会長挨拶
井口 学
IGUCHI Manabu
日本混相流学会は、1987年7月13日に当時神戸大学教授の赤川浩爾先生を初代会長として発足し、今年で記念すべき20周年を迎えました。今日、本学会が混相流の研究分野で世界の指導的地歩を固められましたのは、歴代会長はじめ会員の皆様のたゆまぬご尽力の賜物であります。厚くお礼申しあげます。私も発足時から一会員として、ともに歩んでまいりましたが、この節目のときに思いがけず会長に選任されましたことは身に余る光栄であります。ただし、なによりもお役に立てるのかどうかと、責務の重さに身のひきしまる思いがしています。私の手元には創刊号から今まですべての“混相流”が揃っていますので、当時を振り返りつつ、今後の本学会の在り方などについて私見を述べさせていただきます。
設立趣意書では、“多相の物質の混合物の流動、伝熱、および反応に関する現象および解析において共通で相似なところが多いので、これらを総合して混相流という共通の立場で取り扱うことが好ましい。”と述べ、これによって既存の基幹学会の学問・技術体系を縦として、混相流という横のつながりを持つ新しい体系の設立を意図したことが示され、国際的活動を重視し、新しい科学・技術の創造に寄与すべきであると結ばれています。これを踏まえて赤川先生は、混相流学会を各自が自分の学会として創造性を高めるために活用してほしいと述べておられます。
このように混相流学会の特徴は、“創造性、横断学会、国際性”にあるといえるでしょう。創造性につきましては、いま注目を集めているナノ・マイクロバブルに見られますように、新しい学問分野の創造と応用に大きな貢献をしております。横断学会としての役割につきましては、数年前に創立10周年を記念して混相流ハンドブックが刊行されましたが、関連分野の現況を網羅的にまとめたものであり、辻前会長が本学会のホ-ムペ-ジで強調されておられますように、横糸であるべしという初期の目的を達成するには、用語の統一も含めて更なる努力が必要とされます。国際性につきましては周知のように、本会が最初に組織した混相流国際会議は今年7月のライプチッヒでは講演数が800件にも達する一大国際会議に成長し、本学会はその運営に大きな役割を演じています。

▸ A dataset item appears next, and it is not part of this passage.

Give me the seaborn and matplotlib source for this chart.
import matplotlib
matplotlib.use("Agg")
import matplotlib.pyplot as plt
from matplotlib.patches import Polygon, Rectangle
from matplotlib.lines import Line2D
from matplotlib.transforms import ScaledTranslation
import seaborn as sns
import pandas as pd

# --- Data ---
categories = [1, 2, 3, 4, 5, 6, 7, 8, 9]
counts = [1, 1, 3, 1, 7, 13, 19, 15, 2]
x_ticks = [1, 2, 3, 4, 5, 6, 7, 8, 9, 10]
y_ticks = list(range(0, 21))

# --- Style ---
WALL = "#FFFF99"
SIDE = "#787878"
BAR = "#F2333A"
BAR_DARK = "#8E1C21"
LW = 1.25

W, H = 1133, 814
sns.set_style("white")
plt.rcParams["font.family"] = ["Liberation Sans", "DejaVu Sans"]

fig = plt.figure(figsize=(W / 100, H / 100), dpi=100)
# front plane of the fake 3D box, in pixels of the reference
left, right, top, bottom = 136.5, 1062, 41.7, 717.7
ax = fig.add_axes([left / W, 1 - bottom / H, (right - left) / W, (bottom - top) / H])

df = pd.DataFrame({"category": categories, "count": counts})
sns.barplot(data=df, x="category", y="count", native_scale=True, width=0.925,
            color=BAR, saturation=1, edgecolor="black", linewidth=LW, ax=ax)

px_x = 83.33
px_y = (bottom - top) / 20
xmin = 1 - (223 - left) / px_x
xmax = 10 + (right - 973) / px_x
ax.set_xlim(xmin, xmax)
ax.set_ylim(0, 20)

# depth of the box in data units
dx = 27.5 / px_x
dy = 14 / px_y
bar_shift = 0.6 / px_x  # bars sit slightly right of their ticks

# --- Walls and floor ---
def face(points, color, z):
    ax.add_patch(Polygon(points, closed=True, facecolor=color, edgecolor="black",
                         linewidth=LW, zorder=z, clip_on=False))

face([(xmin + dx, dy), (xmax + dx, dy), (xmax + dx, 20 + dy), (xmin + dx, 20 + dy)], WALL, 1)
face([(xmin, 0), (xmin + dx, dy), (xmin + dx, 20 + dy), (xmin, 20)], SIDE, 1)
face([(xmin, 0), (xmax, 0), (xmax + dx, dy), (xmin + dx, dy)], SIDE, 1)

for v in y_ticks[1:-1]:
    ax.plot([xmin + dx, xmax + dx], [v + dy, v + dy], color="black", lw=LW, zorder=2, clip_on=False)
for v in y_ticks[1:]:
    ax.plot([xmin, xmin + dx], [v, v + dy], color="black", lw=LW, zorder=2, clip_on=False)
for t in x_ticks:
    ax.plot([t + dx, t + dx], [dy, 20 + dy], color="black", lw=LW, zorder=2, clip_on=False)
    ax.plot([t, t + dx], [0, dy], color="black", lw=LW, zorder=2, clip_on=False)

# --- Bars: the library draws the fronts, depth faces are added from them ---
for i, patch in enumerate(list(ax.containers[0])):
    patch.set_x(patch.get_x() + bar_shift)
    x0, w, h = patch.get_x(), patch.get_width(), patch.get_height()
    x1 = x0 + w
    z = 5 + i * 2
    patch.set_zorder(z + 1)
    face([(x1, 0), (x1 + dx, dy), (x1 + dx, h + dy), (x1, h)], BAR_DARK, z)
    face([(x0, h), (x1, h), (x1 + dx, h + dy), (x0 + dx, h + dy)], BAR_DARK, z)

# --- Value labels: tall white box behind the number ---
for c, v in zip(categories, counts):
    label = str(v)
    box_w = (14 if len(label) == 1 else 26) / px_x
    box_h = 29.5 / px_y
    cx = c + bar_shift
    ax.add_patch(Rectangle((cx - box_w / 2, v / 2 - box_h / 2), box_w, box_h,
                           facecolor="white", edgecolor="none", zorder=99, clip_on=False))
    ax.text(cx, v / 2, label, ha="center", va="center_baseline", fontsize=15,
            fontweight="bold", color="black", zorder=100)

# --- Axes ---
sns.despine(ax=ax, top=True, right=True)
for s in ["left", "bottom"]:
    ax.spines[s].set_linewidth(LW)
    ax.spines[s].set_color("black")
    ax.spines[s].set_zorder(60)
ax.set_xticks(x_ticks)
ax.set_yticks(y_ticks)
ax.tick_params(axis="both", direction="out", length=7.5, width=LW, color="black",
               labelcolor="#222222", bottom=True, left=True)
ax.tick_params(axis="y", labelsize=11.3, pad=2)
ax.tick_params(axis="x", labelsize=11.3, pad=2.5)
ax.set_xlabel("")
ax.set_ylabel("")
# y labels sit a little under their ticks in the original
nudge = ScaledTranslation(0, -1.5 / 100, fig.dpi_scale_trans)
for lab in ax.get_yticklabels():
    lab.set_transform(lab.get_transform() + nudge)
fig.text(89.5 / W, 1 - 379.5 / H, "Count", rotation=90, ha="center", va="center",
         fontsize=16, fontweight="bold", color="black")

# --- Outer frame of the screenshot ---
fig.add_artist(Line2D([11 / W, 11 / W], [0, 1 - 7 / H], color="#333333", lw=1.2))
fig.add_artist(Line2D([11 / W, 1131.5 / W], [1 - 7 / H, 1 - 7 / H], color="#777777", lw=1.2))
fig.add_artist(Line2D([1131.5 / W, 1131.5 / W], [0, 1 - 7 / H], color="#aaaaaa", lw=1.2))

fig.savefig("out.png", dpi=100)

ただ、気になるのは、赤川先生が述べられた“自分の学会として”本学会をとらえているのかという点です。例年の年会講演会には約200件の発表があり、500人を超える参加者があります。しかし学会誌である“混相流”に投稿される論文は年間約10件、講演会参加者のうち、会員は約4割です。この事実は、混相流分野の研究者、実務者の方が拠り所としているのは本学会ではなく講演会であるといっても過言ではないでしょう。講演会で発表された論文は参加者には共有されますが、その範囲は限られており、やがて消えていきます。学会の活動実績は学会誌や単行本などに記録され、後から来る研究者に資する状態に置かれねばなりません。学会には知の創造だけでなく、知の伝承という役割のあることを忘れてはならないと思います。
これまでの20年を次へ繋げ、初期の目的を達成するためには、活動履歴を残しておく必要があります。最近、赤川先生が“気液二相流研究史と関連技術”と題する著書を出版されましたが、混相流分野でご活躍の先生や実務者の方がシリ-ズで思い入れのある研究内容を出版されることを希望します。また、論文を“混相流”に積極的に投稿していただき、活動実績を学会誌に留める雰囲気を作る必要があります。学会活性化のための議論と実践を切望してやみません。